Producing an informational documentary is also expensive. Planet Earth, a nature documentary by BBC and David Attenborough, costs about $25 million to make, according to Amazon. To put this number into context, the expenses of Oceana, an ocean conservation non profit, totaled $39 million in 2019. When creating these documentaries, considering the expenses is vital, as donating the money to a reputable organization might have a greater impact than using it for a movie.
While $25 million might be excessive, documentaries are an engaging way to educate viewers about topics that seem far away and difficult to grasp. A documentary can break a complex narrative into digestible chunks for the general population in an entertaining format. According to CBS news, documentaries have “earned the reputation of being cinematic spinach- films that were good for you.”

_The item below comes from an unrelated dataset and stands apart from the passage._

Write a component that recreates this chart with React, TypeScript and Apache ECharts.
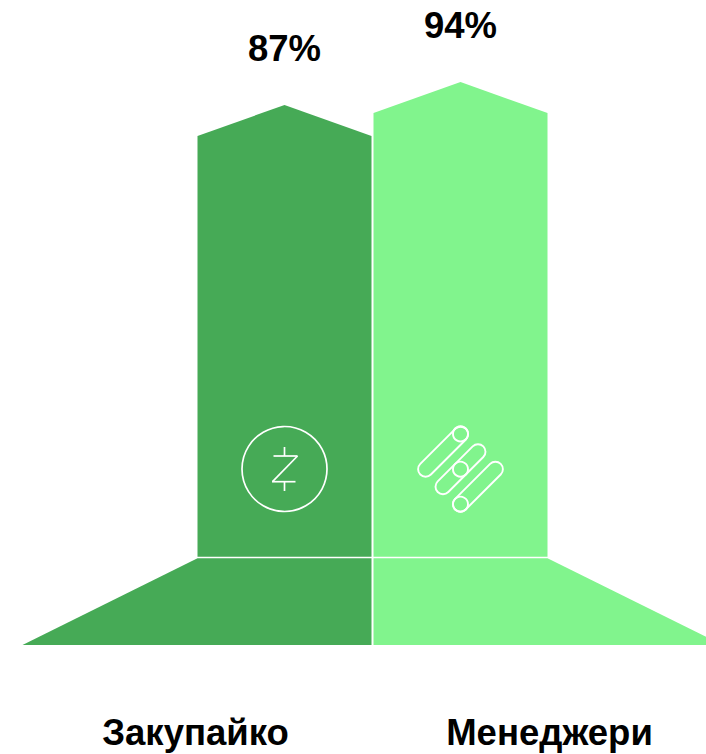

For Camacho, whether or not a documentary is worthwhile depends heavily on the source of its funding. If the money is taken from federal funding, for example, the documentary may be more valuable than if the money is coming from something more impactful, such as direct education and supporting local communities. “It’s all relative,” he said.
So now to revisit the main question: are documentaries really worth it? Yes. Absolutely. Despite their costs, they do ultimately have an impact on viewers, whether that is through showing them places they would otherwise be unable to travel to, teaching them something new about the world around them or simply providing a metric for measuring change in the future. These nonfiction stories evoke emotions in viewers, and making these stories more widely accessible brings people closer together, which will always be a worthwhile outcome.